* **EXCERPTED RECORDS**
>>>

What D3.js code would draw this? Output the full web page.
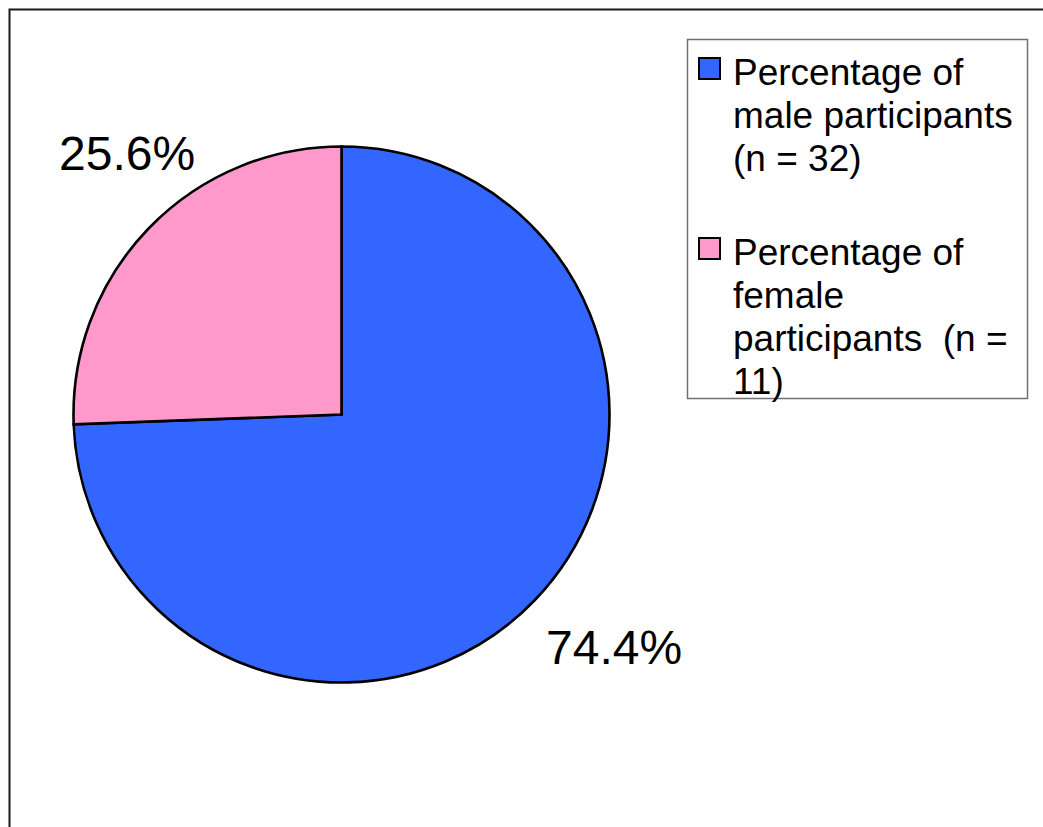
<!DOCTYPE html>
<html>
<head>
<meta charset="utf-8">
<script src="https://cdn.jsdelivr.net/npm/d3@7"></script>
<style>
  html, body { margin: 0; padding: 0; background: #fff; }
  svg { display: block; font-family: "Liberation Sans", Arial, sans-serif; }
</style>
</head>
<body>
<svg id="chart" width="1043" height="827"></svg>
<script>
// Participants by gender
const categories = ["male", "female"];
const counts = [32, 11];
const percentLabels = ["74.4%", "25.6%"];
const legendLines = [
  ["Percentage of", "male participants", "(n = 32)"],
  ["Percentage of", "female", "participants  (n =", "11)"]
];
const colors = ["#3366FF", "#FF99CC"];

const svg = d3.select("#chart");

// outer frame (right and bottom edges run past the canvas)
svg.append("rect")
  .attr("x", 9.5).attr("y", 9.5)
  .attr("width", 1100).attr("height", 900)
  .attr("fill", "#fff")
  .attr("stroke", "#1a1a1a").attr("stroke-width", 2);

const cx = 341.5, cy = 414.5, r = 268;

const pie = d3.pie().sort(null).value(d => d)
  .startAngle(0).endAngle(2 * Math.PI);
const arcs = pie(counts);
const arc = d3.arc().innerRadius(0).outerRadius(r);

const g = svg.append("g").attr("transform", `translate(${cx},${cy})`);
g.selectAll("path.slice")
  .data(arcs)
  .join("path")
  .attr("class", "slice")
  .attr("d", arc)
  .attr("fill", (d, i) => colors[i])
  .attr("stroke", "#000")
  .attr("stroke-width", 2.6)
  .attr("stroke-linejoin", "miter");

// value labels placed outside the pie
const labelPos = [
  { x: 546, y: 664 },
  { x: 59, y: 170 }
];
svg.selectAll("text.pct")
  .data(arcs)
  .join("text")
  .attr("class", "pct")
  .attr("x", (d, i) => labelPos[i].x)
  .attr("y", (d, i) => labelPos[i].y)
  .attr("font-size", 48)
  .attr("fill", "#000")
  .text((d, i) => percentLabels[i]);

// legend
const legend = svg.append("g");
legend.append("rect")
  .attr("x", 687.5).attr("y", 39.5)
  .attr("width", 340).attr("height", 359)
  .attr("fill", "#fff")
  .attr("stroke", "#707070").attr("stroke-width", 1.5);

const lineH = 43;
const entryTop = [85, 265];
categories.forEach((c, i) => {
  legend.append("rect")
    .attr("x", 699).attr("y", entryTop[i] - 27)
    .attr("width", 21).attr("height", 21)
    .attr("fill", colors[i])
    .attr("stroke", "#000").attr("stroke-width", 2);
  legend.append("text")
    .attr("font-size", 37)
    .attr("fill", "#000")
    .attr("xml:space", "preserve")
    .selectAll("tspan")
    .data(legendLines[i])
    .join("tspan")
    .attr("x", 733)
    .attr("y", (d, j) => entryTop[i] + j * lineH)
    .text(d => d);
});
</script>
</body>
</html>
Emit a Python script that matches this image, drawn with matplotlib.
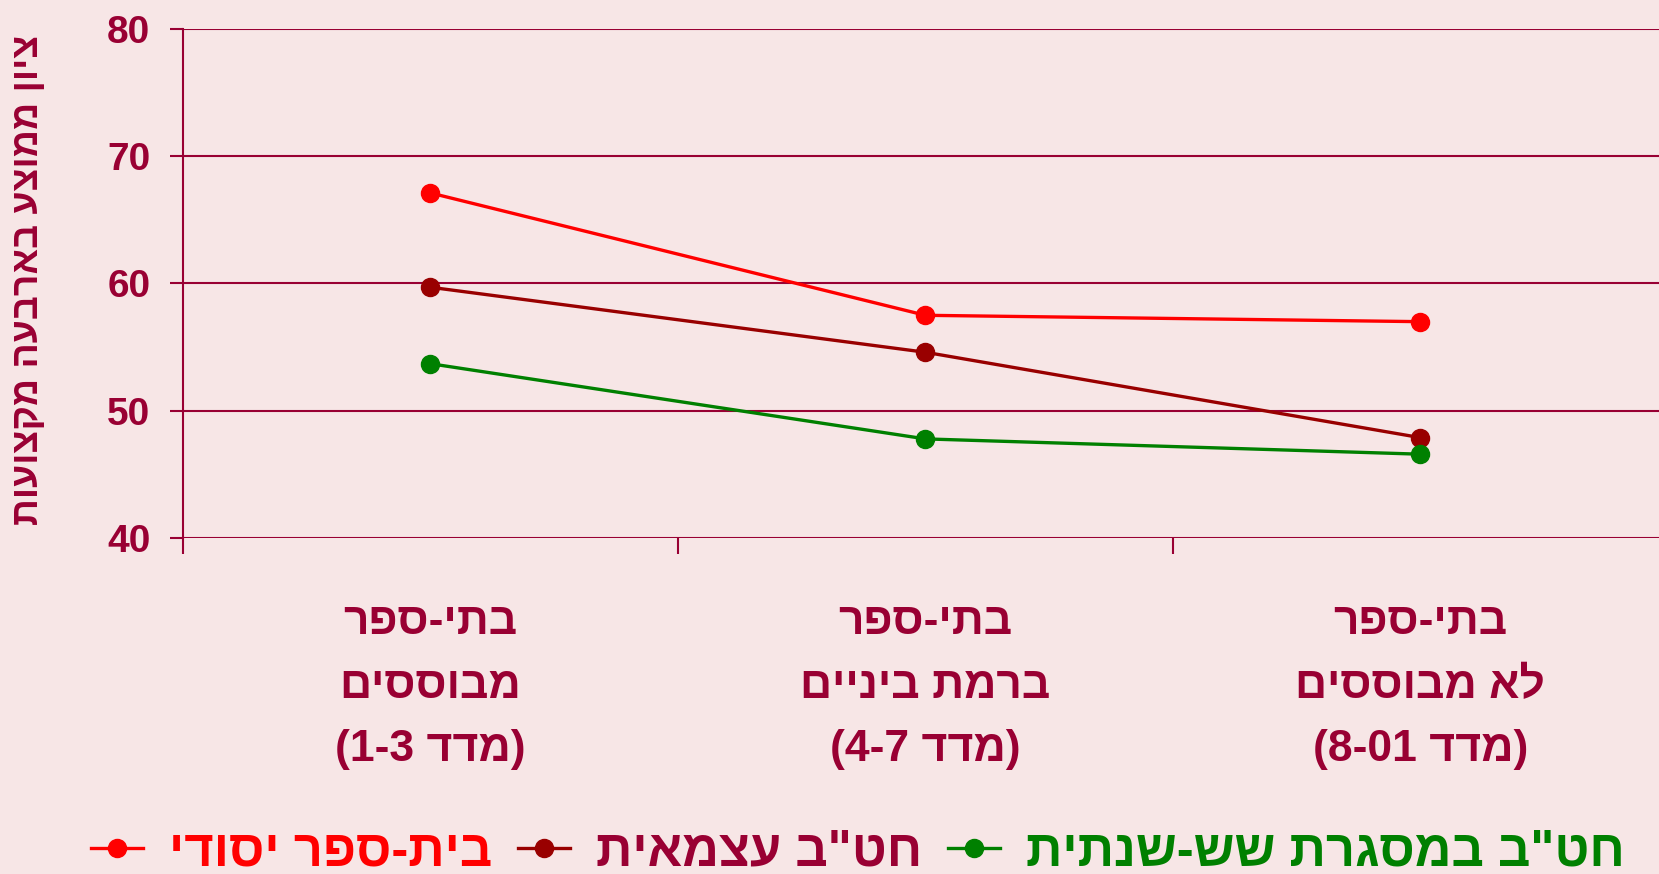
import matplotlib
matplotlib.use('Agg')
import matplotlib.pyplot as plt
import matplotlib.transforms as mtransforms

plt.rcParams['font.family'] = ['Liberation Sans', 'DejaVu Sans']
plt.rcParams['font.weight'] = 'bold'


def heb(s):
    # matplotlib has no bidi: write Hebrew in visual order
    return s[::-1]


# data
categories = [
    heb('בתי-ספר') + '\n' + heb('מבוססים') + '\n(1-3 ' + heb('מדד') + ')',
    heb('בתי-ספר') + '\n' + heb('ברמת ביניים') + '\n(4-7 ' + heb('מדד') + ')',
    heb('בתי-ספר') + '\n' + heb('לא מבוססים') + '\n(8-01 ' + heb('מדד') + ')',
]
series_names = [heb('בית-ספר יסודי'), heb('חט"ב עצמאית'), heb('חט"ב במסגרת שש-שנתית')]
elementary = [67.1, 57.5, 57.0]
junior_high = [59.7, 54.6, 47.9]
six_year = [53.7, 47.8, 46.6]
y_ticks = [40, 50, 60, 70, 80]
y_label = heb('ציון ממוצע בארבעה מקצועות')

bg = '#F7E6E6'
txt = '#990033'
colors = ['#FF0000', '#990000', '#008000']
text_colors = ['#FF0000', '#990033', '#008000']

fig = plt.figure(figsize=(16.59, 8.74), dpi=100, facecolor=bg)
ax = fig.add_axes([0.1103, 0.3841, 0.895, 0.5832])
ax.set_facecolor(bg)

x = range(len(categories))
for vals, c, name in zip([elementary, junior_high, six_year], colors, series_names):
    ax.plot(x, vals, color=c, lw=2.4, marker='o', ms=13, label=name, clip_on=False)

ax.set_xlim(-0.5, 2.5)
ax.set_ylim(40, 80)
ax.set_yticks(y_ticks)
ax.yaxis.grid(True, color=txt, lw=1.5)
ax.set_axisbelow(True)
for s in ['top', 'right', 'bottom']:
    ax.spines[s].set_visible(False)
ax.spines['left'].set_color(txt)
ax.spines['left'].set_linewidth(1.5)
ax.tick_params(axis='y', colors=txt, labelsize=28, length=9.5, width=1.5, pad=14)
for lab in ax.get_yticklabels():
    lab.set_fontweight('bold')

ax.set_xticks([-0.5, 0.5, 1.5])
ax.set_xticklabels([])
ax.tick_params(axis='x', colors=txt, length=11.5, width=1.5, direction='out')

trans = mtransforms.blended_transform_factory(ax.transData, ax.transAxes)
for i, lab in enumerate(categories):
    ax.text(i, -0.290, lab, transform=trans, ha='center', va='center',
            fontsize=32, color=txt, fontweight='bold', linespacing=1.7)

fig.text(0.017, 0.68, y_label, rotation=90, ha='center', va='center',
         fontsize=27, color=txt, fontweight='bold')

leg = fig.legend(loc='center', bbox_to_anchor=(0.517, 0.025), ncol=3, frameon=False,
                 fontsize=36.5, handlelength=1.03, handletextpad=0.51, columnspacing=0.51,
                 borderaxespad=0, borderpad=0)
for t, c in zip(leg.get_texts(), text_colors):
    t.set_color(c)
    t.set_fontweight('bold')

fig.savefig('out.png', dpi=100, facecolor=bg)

<<<

* **PROMPT**
Retype every entry verbatim and exclude the pictures from the copy.

* **REPLY TO THE EXERCISE**
What D3.js code would draw this? Output the full web page.
<!DOCTYPE html>
<html>
<head>
<meta charset="utf-8">
<script src="https://cdn.jsdelivr.net/npm/d3@7"></script>
<style>
  html, body { margin: 0; padding: 0; background: #fff; }
  svg { display: block; font-family: "Liberation Sans", Arial, sans-serif; }
</style>
</head>
<body>
<svg id="chart" width="1043" height="827"></svg>
<script>
// Participants by gender
const categories = ["male", "female"];
const counts = [32, 11];
const percentLabels = ["74.4%", "25.6%"];
const legendLines = [
  ["Percentage of", "male participants", "(n = 32)"],
  ["Percentage of", "female", "participants  (n =", "11)"]
];
const colors = ["#3366FF", "#FF99CC"];

const svg = d3.select("#chart");

// outer frame (right and bottom edges run past the canvas)
svg.append("rect")
  .attr("x", 9.5).attr("y", 9.5)
  .attr("width", 1100).attr("height", 900)
  .attr("fill", "#fff")
  .attr("stroke", "#1a1a1a").attr("stroke-width", 2);

const cx = 341.5, cy = 414.5, r = 268;

const pie = d3.pie().sort(null).value(d => d)
  .startAngle(0).endAngle(2 * Math.PI);
const arcs = pie(counts);
const arc = d3.arc().innerRadius(0).outerRadius(r);

const g = svg.append("g").attr("transform", `translate(${cx},${cy})`);
g.selectAll("path.slice")
  .data(arcs)
  .join("path")
  .attr("class", "slice")
  .attr("d", arc)
  .attr("fill", (d, i) => colors[i])
  .attr("stroke", "#000")
  .attr("stroke-width", 2.6)
  .attr("stroke-linejoin", "miter");

// value labels placed outside the pie
const labelPos = [
  { x: 546, y: 664 },
  { x: 59, y: 170 }
];
svg.selectAll("text.pct")
  .data(arcs)
  .join("text")
  .attr("class", "pct")
  .attr("x", (d, i) => labelPos[i].x)
  .attr("y", (d, i) => labelPos[i].y)
  .attr("font-size", 48)
  .attr("fill", "#000")
  .text((d, i) => percentLabels[i]);

// legend
const legend = svg.append("g");
legend.append("rect")
  .attr("x", 687.5).attr("y", 39.5)
  .attr("width", 340).attr("height", 359)
  .attr("fill", "#fff")
  .attr("stroke", "#707070").attr("stroke-width", 1.5);

const lineH = 43;
const entryTop = [85, 265];
categories.forEach((c, i) => {
  legend.append("rect")
    .attr("x", 699).attr("y", entryTop[i] - 27)
    .attr("width", 21).attr("height", 21)
    .attr("fill", colors[i])
    .attr("stroke", "#000").attr("stroke-width", 2);
  legend.append("text")
    .attr("font-size", 37)
    .attr("fill", "#000")
    .attr("xml:space", "preserve")
    .selectAll("tspan")
    .data(legendLines[i])
    .join("tspan")
    .attr("x", 733)
    .attr("y", (d, j) => entryTop[i] + j * lineH)
    .text(d => d);
});
</script>
</body>
</html>
Emit a Python script that matches this image, drawn with matplotlib.
import matplotlib
matplotlib.use('Agg')
import matplotlib.pyplot as plt
import matplotlib.transforms as mtransforms

plt.rcParams['font.family'] = ['Liberation Sans', 'DejaVu Sans']
plt.rcParams['font.weight'] = 'bold'


def heb(s):
    # matplotlib has no bidi: write Hebrew in visual order
    return s[::-1]


# data
categories = [
    heb('בתי-ספר') + '\n' + heb('מבוססים') + '\n(1-3 ' + heb('מדד') + ')',
    heb('בתי-ספר') + '\n' + heb('ברמת ביניים') + '\n(4-7 ' + heb('מדד') + ')',
    heb('בתי-ספר') + '\n' + heb('לא מבוססים') + '\n(8-01 ' + heb('מדד') + ')',
]
series_names = [heb('בית-ספר יסודי'), heb('חט"ב עצמאית'), heb('חט"ב במסגרת שש-שנתית')]
elementary = [67.1, 57.5, 57.0]
junior_high = [59.7, 54.6, 47.9]
six_year = [53.7, 47.8, 46.6]
y_ticks = [40, 50, 60, 70, 80]
y_label = heb('ציון ממוצע בארבעה מקצועות')

bg = '#F7E6E6'
txt = '#990033'
colors = ['#FF0000', '#990000', '#008000']
text_colors = ['#FF0000', '#990033', '#008000']

fig = plt.figure(figsize=(16.59, 8.74), dpi=100, facecolor=bg)
ax = fig.add_axes([0.1103, 0.3841, 0.895, 0.5832])
ax.set_facecolor(bg)

x = range(len(categories))
for vals, c, name in zip([elementary, junior_high, six_year], colors, series_names):
    ax.plot(x, vals, color=c, lw=2.4, marker='o', ms=13, label=name, clip_on=False)

ax.set_xlim(-0.5, 2.5)
ax.set_ylim(40, 80)
ax.set_yticks(y_ticks)
ax.yaxis.grid(True, color=txt, lw=1.5)
ax.set_axisbelow(True)
for s in ['top', 'right', 'bottom']:
    ax.spines[s].set_visible(False)
ax.spines['left'].set_color(txt)
ax.spines['left'].set_linewidth(1.5)
ax.tick_params(axis='y', colors=txt, labelsize=28, length=9.5, width=1.5, pad=14)
for lab in ax.get_yticklabels():
    lab.set_fontweight('bold')

ax.set_xticks([-0.5, 0.5, 1.5])
ax.set_xticklabels([])
ax.tick_params(axis='x', colors=txt, length=11.5, width=1.5, direction='out')

trans = mtransforms.blended_transform_factory(ax.transData, ax.transAxes)
for i, lab in enumerate(categories):
    ax.text(i, -0.290, lab, transform=trans, ha='center', va='center',
            fontsize=32, color=txt, fontweight='bold', linespacing=1.7)

fig.text(0.017, 0.68, y_label, rotation=90, ha='center', va='center',
         fontsize=27, color=txt, fontweight='bold')

leg = fig.legend(loc='center', bbox_to_anchor=(0.517, 0.025), ncol=3, frameon=False,
                 fontsize=36.5, handlelength=1.03, handletextpad=0.51, columnspacing=0.51,
                 borderaxespad=0, borderpad=0)
for t, c in zip(leg.get_texts(), text_colors):
    t.set_color(c)
    t.set_fontweight('bold')

fig.savefig('out.png', dpi=100, facecolor=bg)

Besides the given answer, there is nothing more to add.